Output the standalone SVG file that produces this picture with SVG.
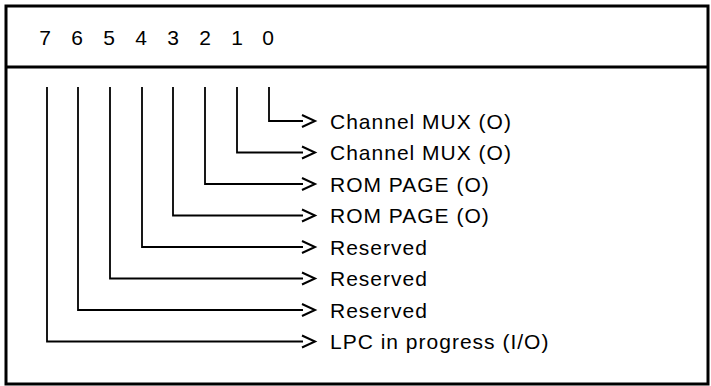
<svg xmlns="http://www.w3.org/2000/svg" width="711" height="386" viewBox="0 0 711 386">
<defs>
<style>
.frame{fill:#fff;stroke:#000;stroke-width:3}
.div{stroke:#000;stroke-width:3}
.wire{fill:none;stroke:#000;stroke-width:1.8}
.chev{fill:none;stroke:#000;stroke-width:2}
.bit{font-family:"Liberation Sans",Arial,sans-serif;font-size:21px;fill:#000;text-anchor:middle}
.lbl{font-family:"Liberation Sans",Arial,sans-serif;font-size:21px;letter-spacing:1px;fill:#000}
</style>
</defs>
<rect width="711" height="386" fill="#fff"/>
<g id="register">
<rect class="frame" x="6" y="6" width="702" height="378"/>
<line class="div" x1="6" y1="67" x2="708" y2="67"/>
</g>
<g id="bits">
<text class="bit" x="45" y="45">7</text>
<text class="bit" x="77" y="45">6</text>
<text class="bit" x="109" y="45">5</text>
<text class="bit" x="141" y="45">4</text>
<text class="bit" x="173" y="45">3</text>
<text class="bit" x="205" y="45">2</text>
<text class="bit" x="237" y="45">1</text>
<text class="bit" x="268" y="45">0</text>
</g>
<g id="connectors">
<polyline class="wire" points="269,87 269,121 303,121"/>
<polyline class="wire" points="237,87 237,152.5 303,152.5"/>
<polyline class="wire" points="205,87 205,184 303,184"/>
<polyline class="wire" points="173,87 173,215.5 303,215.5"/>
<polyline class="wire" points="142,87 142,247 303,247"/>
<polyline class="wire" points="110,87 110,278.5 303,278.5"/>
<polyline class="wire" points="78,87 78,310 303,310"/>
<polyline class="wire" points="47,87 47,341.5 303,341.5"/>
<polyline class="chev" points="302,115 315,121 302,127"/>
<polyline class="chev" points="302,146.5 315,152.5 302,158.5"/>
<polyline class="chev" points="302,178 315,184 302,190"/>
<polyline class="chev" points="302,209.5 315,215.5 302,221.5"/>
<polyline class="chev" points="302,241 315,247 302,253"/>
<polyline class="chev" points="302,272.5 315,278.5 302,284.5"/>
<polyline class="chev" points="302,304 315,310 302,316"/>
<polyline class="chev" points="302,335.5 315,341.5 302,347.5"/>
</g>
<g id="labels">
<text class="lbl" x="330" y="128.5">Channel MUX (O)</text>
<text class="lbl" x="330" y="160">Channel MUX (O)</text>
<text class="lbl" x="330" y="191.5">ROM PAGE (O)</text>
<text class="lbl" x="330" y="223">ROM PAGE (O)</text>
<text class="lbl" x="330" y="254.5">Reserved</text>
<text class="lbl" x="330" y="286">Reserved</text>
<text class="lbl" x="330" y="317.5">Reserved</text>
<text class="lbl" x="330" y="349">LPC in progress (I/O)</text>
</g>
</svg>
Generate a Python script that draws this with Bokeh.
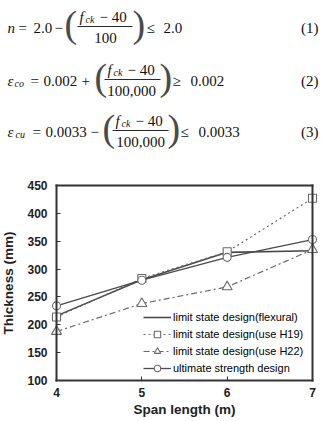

------------------------------------------------

Restate the records above in full, word for word. Keep pictures out.

Output the standalone SVG file that produces this picture with SVG.
<svg xmlns="http://www.w3.org/2000/svg" width="711" height="386" viewBox="0 0 711 386">
<defs>
<style>
.frame{fill:#fff;stroke:#000;stroke-width:3}
.div{stroke:#000;stroke-width:3}
.wire{fill:none;stroke:#000;stroke-width:1.8}
.chev{fill:none;stroke:#000;stroke-width:2}
.bit{font-family:"Liberation Sans",Arial,sans-serif;font-size:21px;fill:#000;text-anchor:middle}
.lbl{font-family:"Liberation Sans",Arial,sans-serif;font-size:21px;letter-spacing:1px;fill:#000}
</style>
</defs>
<rect width="711" height="386" fill="#fff"/>
<g id="register">
<rect class="frame" x="6" y="6" width="702" height="378"/>
<line class="div" x1="6" y1="67" x2="708" y2="67"/>
</g>
<g id="bits">
<text class="bit" x="45" y="45">7</text>
<text class="bit" x="77" y="45">6</text>
<text class="bit" x="109" y="45">5</text>
<text class="bit" x="141" y="45">4</text>
<text class="bit" x="173" y="45">3</text>
<text class="bit" x="205" y="45">2</text>
<text class="bit" x="237" y="45">1</text>
<text class="bit" x="268" y="45">0</text>
</g>
<g id="connectors">
<polyline class="wire" points="269,87 269,121 303,121"/>
<polyline class="wire" points="237,87 237,152.5 303,152.5"/>
<polyline class="wire" points="205,87 205,184 303,184"/>
<polyline class="wire" points="173,87 173,215.5 303,215.5"/>
<polyline class="wire" points="142,87 142,247 303,247"/>
<polyline class="wire" points="110,87 110,278.5 303,278.5"/>
<polyline class="wire" points="78,87 78,310 303,310"/>
<polyline class="wire" points="47,87 47,341.5 303,341.5"/>
<polyline class="chev" points="302,115 315,121 302,127"/>
<polyline class="chev" points="302,146.5 315,152.5 302,158.5"/>
<polyline class="chev" points="302,178 315,184 302,190"/>
<polyline class="chev" points="302,209.5 315,215.5 302,221.5"/>
<polyline class="chev" points="302,241 315,247 302,253"/>
<polyline class="chev" points="302,272.5 315,278.5 302,284.5"/>
<polyline class="chev" points="302,304 315,310 302,316"/>
<polyline class="chev" points="302,335.5 315,341.5 302,347.5"/>
</g>
<g id="labels">
<text class="lbl" x="330" y="128.5">Channel MUX (O)</text>
<text class="lbl" x="330" y="160">Channel MUX (O)</text>
<text class="lbl" x="330" y="191.5">ROM PAGE (O)</text>
<text class="lbl" x="330" y="223">ROM PAGE (O)</text>
<text class="lbl" x="330" y="254.5">Reserved</text>
<text class="lbl" x="330" y="286">Reserved</text>
<text class="lbl" x="330" y="317.5">Reserved</text>
<text class="lbl" x="330" y="349">LPC in progress (I/O)</text>
</g>
</svg>
Generate a Python script that draws this with Bokeh.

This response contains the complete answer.